Overkill for the polling cadence. The AT pipeline polls every 60 seconds. That is not a high-frequency stream. Kafka's advantages really show at high throughput: thousands of events per second, large numbers of partitions, complex processing topologies. For 1 event per minute feeding a single dashboard, the infrastructure complexity is hard to justify.

Apache Kafka Azure Web PubSub (this stack)
Primary purpose Durable, replayable event log between backend services Real-time WebSocket delivery to browser clients
Browser push Not natively. Needs a separate WebSocket layer Core feature, built-in
Event replay Yes: configurable retention, replay from any offset No: messages not stored (hence the blob Storage Queue workaround)
Multiple consumers Yes: consumer groups read independently One group broadcast. Multiple browser sessions get the same message
Operational complexity High (self-managed) or moderate (managed, with added cost) Minimal: fully managed, no cluster to operate
Cloud portability Runs anywhere, same client libraries across clouds Azure only
Right for this build? Would solve the backend layer well, but still needs a WebSocket layer Fits the use case: low frequency, single dashboard consumer
🎯

The honest verdict: For this specific use case (one data source, polling every 60 seconds, one dashboard), Web PubSub was the right call and Kafka would have been overkill. But if the Ritchies data platform grew to dozens of real-time sources, complex cross-feed processing, multiple downstream consumers beyond a dashboard, and the need to replay historical events. In that case Kafka (or Azure Event Hubs, which speaks the Kafka protocol) for the backbone would be the right architecture. Web PubSub would still be there at the edge doing the browser delivery. They are not competing tools, they solve different layers of the same problem.

If I do another project in this space, I would look at Kafka more seriously. My Microsoft comfort zone got me to a working solution fast, and that mattered. But I should not mistake familiarity for optimality, and I am aware that I do not always.

Bringing it together

The Bigger Argument

The previous post showed that you do not need Power BI for reporting.
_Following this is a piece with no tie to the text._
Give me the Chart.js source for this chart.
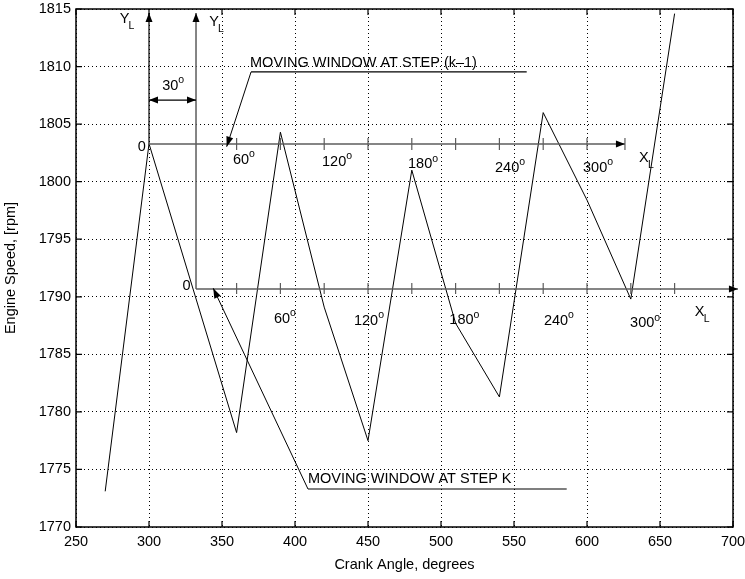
<!DOCTYPE html>
<html>
<head>
<meta charset="utf-8">
<script src="https://cdn.jsdelivr.net/npm/chart.js@4/dist/chart.umd.min.js"></script>
<style>
  html, body { margin: 0; padding: 0; background: #fff; }
</style>
</head>
<body>
<canvas id="speedChart" width="745" height="579"></canvas>
<script>
// engine speed trace
const crankAngle  = [270, 300, 360, 390, 420, 450, 480, 510, 540, 570, 600, 630, 660];
const engineSpeed = [1773.1, 1803.3, 1778.2, 1804.3, 1789.1, 1777.5, 1801.0, 1787.7, 1781.3, 1806.0, 1798.4, 1789.8, 1814.6];

const xTicks = [250, 300, 350, 400, 450, 500, 550, 600, 650, 700];
const yTicks = [1770, 1775, 1780, 1785, 1790, 1795, 1800, 1805, 1810, 1815];

// moving window axes (in crank angle / rpm units)
const upperWindowTicks = [360, 390, 420, 450, 480, 510, 540, 570, 600, 626];
const lowerWindowTicks = [360, 390, 420, 450, 480, 510, 540, 570, 600, 630, 660];
const windowLabels = [60, 120, 180, 240, 300];
const upperLabelX = [357.5, 418.5, 477.4, 537, 597.3];
const upperLabelY = [1802.0, 1801.8, 1801.6, 1801.3, 1801.3];
const lowerLabelX = [385.6, 440.4, 505.7, 570.5, 629.5];
const lowerLabelY = [1788.2, 1788.0, 1788.05, 1788.0, 1787.8];

const FONT = "'Liberation Sans', Arial, Helvetica, sans-serif";
const FS = 14.5;
Chart.defaults.font.family = FONT;
Chart.defaults.color = '#000';

const gray = '#5c5c5c';

function drawAnnotations(chart) {
    const {ctx, scales: {x, y}} = chart;
    const px = v => x.getPixelForValue(v);
    const py = v => y.getPixelForValue(v);

    const line = (x1, y1, x2, y2, color, w) => {
        ctx.save();
        ctx.strokeStyle = color;
        ctx.lineWidth = w;
        ctx.beginPath();
        ctx.moveTo(x1, y1);
        ctx.lineTo(x2, y2);
        ctx.stroke();
        ctx.restore();
    };
    const head = (tx, ty, fx, fy, len = 9, half = 3.5) => {
        const a = Math.atan2(ty - fy, tx - fx);
        ctx.save();
        ctx.fillStyle = '#000';
        ctx.beginPath();
        ctx.moveTo(tx, ty);
        ctx.lineTo(tx - len * Math.cos(a) + half * Math.sin(a), ty - len * Math.sin(a) - half * Math.cos(a));
        ctx.lineTo(tx - len * Math.cos(a) - half * Math.sin(a), ty - len * Math.sin(a) + half * Math.cos(a));
        ctx.closePath();
        ctx.fill();
        ctx.restore();
    };
    const text = (s, tx, ty, align = 'left', size = FS, color = '#000') => {
        ctx.save();
        ctx.font = size + 'px ' + FONT;
        ctx.fillStyle = color;
        ctx.textAlign = align;
        ctx.textBaseline = 'middle';
        ctx.fillText(s, tx, ty);
        ctx.restore();
    };
    const subLabel = (main, sub, tx, ty) => {
        text(main, tx, ty, 'center');
        text(sub, tx + 7, ty + 7, 'center', 10.5);
    };
    const degLabel = (num, lx, cy) => {
        ctx.save();
        ctx.font = FS + 'px ' + FONT;
        ctx.fillStyle = '#000';
        ctx.textAlign = 'left';
        ctx.textBaseline = 'alphabetic';
        const s = String(num);
        ctx.fillText(s, lx, cy + 5.2);
        const w = ctx.measureText(s).width;
        ctx.font = '10.5px ' + FONT;
        ctx.fillText('o', lx + w, cy - 1.5);
        ctx.restore();
    };

    // Y_L axes
    line(px(300), py(1803.3), px(300), py(1814.65), '#000', 1.2);
    head(px(300), py(1814.65), px(300), py(1803.3), 9, 3.5);
    line(px(332.2), py(1790.68), px(332.2), py(1814.65), gray, 1.5);
    head(px(332.2), py(1814.65), px(332.2), py(1790.68), 9, 3.5);
    subLabel('Y', 'L', px(283.2), py(1814.13));
    subLabel('Y', 'L', px(344.5), py(1813.87));

    // 30 degree offset
    line(px(300), py(1807.09), px(332.2), py(1807.09), '#000', 1.2);
    head(px(300), py(1807.09), px(316), py(1807.09), 9, 3.5);
    head(px(332.2), py(1807.09), px(316), py(1807.09), 9, 3.5);
    degLabel(30, px(309), py(1808.4));

    // upper window axis (step k-1)
    line(px(300), py(1803.27), px(626), py(1803.27), gray, 1.5);
    upperWindowTicks.forEach(t => line(px(t), py(1803.27) - 6, px(t), py(1803.27) + 6, gray, 1.2));
    head(px(626), py(1803.27), px(600), py(1803.27), 9, 3.5);
    windowLabels.forEach((n, i) => degLabel(n, px(upperLabelX[i]), py(upperLabelY[i])));
    text('0', px(297.8), py(1803.0), 'right');
    subLabel('X', 'L', px(639.0), py(1802.06));

    // lower window axis (step k)
    line(px(332.2), py(1790.68), px(703.4), py(1790.68), gray, 1.5);
    lowerWindowTicks.forEach(t => line(px(t), py(1790.68) - 6, px(t), py(1790.68) + 5, gray, 1.2));
    head(px(703.4), py(1790.68), px(680), py(1790.68), 9, 3.5);
    windowLabels.forEach((n, i) => degLabel(n, px(lowerLabelX[i]), py(lowerLabelY[i])));
    text('0', px(328.5), py(1790.9), 'right');
    subLabel('X', 'L', px(677.1), py(1788.68));

    // callouts
    text('MOVING WINDOW AT STEP (k\u20131)', px(369.2), py(1810.3));
    line(px(369.9), py(1809.53), px(558.7), py(1809.53), '#000', 1.2);
    line(px(369.9), py(1809.53), px(353.2), py(1803.04), '#000', 1);
    head(px(353.2), py(1803.04), px(369.9), py(1809.53), 10, 3.5);

    text('MOVING WINDOW AT STEP K', px(408.9), py(1774.21));
    line(px(408.9), py(1773.3), px(586.1), py(1773.3), '#000', 1.2);
    line(px(408.9), py(1773.3), px(344.0), py(1790.74), '#000', 1);
    head(px(344.0), py(1790.74), px(408.9), py(1773.3), 10, 3.5);
}

const framePlugin = {
    id: 'frame',
    afterDatasetsDraw(chart) {
        const {ctx, chartArea: a, scales: {x, y}} = chart;
        ctx.save();
        ctx.strokeStyle = '#000';
        ctx.lineWidth = 1.5;
        ctx.strokeRect(a.left, a.top, a.right - a.left, a.bottom - a.top);
        ctx.lineWidth = 1.2;
        ctx.beginPath();
        xTicks.forEach(v => {
            const p = x.getPixelForValue(v);
            ctx.moveTo(p, a.bottom); ctx.lineTo(p, a.bottom - 6);
            ctx.moveTo(p, a.top); ctx.lineTo(p, a.top + 6);
        });
        yTicks.forEach(v => {
            const p = y.getPixelForValue(v);
            ctx.moveTo(a.left, p); ctx.lineTo(a.left + 6, p);
            ctx.moveTo(a.right, p); ctx.lineTo(a.right - 6, p);
        });
        ctx.stroke();
        ctx.restore();
        drawAnnotations(chart);
    }
};

const chartConfig = {
    type: 'line',
    data: {
        datasets: [{
            data: crankAngle.map((a, i) => ({x: a, y: engineSpeed[i]})),
            borderColor: '#000',
            borderWidth: 1,
            pointRadius: 0,
            tension: 0,
            fill: false
        }]
    },
    options: {
        responsive: false,
        animation: false,
        layout: {
            padding: {left: 0, right: 12, top: 9, bottom: 0}
        },
        plugins: {
            legend: {display: false},
            tooltip: {enabled: false}
        },
        scales: {
            x: {
                type: 'linear',
                min: 250,
                max: 700,
                afterBuildTicks: s => { s.ticks = xTicks.map(v => ({value: v})); },
                afterFit: s => { s.height = 52; s.paddingLeft = 0; s.paddingRight = 0; },
                grid: {color: '#000', lineWidth: 1, drawTicks: false},
                border: {display: false, dash: [1, 3]},
                ticks: {padding: 6, maxRotation: 0, autoSkip: false, font: {size: FS},
                        callback: v => String(v)},
                title: {
                    display: true,
                    text: 'Crank Angle, degrees',
                    font: {size: FS},
                    padding: {top: 0, bottom: 5}
                }
            },
            y: {
                min: 1770,
                max: 1815,
                afterBuildTicks: s => { s.ticks = yTicks.map(v => ({value: v})); },
                afterFit: s => { s.width = 76; s.paddingTop = 0; s.paddingBottom = 0; },
                grid: {color: '#000', lineWidth: 1, drawTicks: false},
                border: {display: false, dash: [1, 3]},
                ticks: {padding: 5, autoSkip: false, font: {size: FS},
                        callback: v => String(v)},
                title: {
                    display: true,
                    text: 'Engine Speed, [rpm]',
                    font: {size: FS},
                    padding: {top: 2.5, bottom: 0}
                }
            }
        }
    },
    plugins: [framePlugin]
};

const speedChart = new Chart(document.getElementById('speedChart'), chartConfig);
</script>
</body>
</html>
This post shows you do not need it for streaming either. Historical batch queries with DuckDB and Parquet files, and live event streaming with Azure Web PubSub and a WebSocket-connected React app. Both on the same free hosting model, both keeping your data in your own storage, neither requiring a per-user licence or dedicated capacity.
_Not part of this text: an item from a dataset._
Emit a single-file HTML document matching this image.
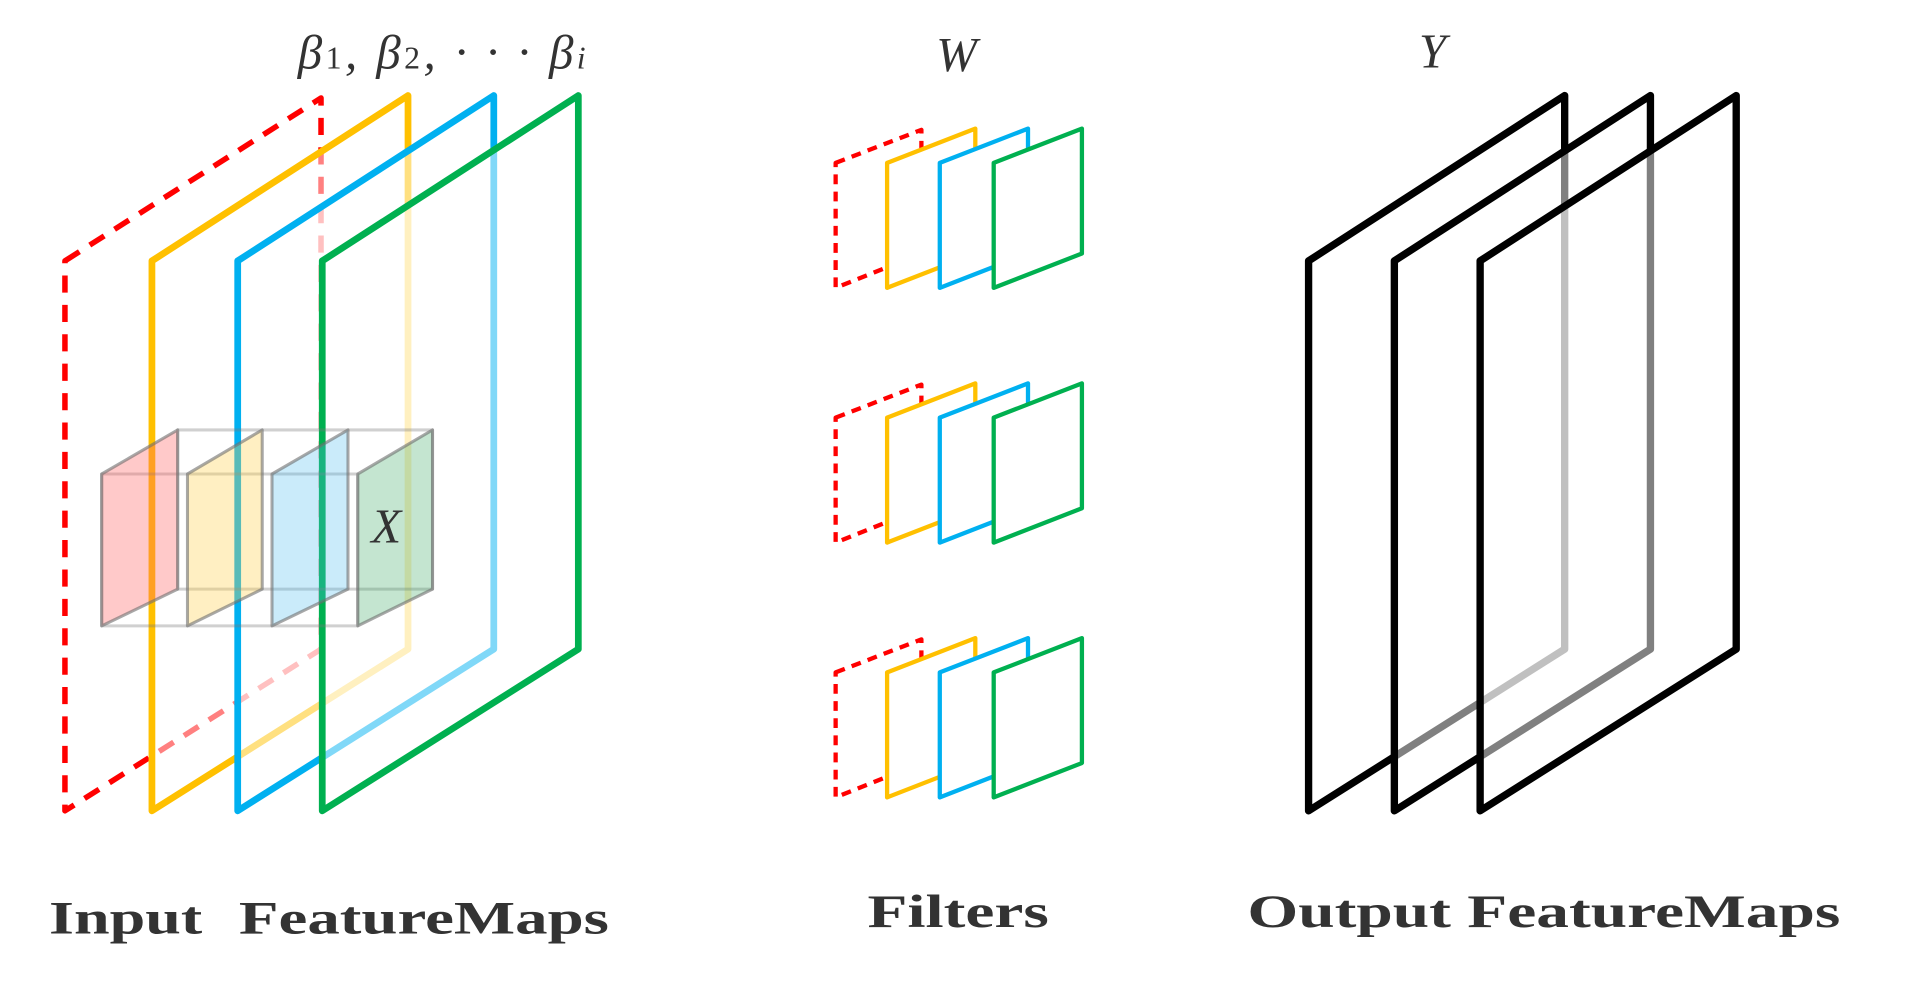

Worth being explicit about where the blob storage lands in all of this: it is not a dead end. The partitioned JSON files the batch processor writes feed the data warehouse, which in turn serves two reporting consumers. If your org already has Power BI Pro licences for other work, Power BI can query the warehouse directly, which is completely reasonable. If you want a zero-licence option, the DuckDB static web app from the previous post queries the same blob storage directly from the browser. Both work. The streaming layer and the reporting layer are independent. The queue is the bridge.

What surprised me building the AT side was how much logic ended up in the browser. The useStreamingData hook does chunked message reassembly, in-memory Map merges, debounced rebuilds, KPI computation, fleet health scoring, and insight generation. All client-side, all without a database. The ingest function stays fast because it is a dumb relay. Enrichment happens at the edges. That pattern (keep the hot path simple, push complexity to where it belongs) is probably the most transferable thing from this whole build.
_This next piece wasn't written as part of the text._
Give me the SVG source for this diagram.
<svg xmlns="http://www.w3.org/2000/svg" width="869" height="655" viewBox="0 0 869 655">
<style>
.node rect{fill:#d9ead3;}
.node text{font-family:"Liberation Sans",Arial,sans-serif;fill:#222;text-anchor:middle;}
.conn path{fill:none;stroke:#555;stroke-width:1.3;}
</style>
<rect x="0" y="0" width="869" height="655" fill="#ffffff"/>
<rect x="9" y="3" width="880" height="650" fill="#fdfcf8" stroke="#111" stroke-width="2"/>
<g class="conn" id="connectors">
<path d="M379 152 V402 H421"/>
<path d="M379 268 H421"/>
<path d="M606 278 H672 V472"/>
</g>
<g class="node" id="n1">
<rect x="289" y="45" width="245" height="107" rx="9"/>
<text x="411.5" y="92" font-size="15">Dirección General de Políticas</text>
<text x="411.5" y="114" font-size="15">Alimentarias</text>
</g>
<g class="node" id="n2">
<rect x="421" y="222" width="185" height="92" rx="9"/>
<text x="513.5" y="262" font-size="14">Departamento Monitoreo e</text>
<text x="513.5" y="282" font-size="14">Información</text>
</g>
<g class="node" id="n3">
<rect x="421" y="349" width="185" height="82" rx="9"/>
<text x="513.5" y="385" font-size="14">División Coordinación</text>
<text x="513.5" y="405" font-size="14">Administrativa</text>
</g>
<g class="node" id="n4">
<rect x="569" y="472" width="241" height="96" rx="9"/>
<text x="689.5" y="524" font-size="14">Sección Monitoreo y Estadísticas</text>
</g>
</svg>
Build the live path first. The persistence path can always be added without breaking anything. The queue is the bridge between the two, and at this scale it costs almost nothing to run.

The next piece to add is history backfill on connect: when an ops manager opens the dashboard, load the last N events from blob storage so they are not starting from zero. The blob storage the CRON processor writes to is already queryable with DuckDB, so this circles back to the previous post in a very literal way.

References
Sources cited in this post
  1. Microsoft Learn: Real-time streaming in Power BI. Covers the three dataset types (Streaming, Push, PubNub), their limitations, and ingest rate caps.
  2. Microsoft Learn: Streaming dataflows (preview). Confirms Premium capacity or PPU required, minimum A3. P-SKU retirement July 2024; F64 (~$5,003/month) is the equivalent replacement.
  3. Microsoft Azure: Azure Functions pricing. Consumption plan: first 1 million executions free per month, plus 400,000 GB-seconds compute. Beyond that, $0.20 per million executions.
  4. Microsoft Learn: Azure Queue storage trigger for Azure Functions. Documents the QueueTrigger peek-lock model, automatic deletion on success, and retry/poison queue behaviour.
  5. Microsoft Q&A: Azure Storage Queue: processed message comes back to the queue after 10 minutes. Community thread documenting the visibility timeout reappearance issue behind the CRON workaround.
  6. Microsoft Learn: Billing model of Azure Web PubSub service. Free tier (Free_F1): 20 concurrent connections, 20,000 outbound messages/day. Standard: 1,000 connections/unit, 1M messages/unit/day included free per unit.
  7. Microsoft Learn: Power BI streaming: considerations and limitations. Push datasets: 1 req/sec, 16MB max. Pure Streaming: 5 req/sec, 15KB max, 1-hour cache only.
  8. Microsoft Learn: Scale an instance of Azure Web PubSub Service. Covers upgrading from Free to Standard S1 and scaling out units. Scale settings apply without code changes or redeployment.
  9. Confluent: Apache Kafka vs. Google Cloud Pub/Sub. Useful framing on the architectural difference between Kafka (durable partitioned log, pull-based, multi-consumer) vs managed pub/sub services (fan-out delivery, fire-and-forget). The same distinction applies when comparing Kafka against Azure Web PubSub.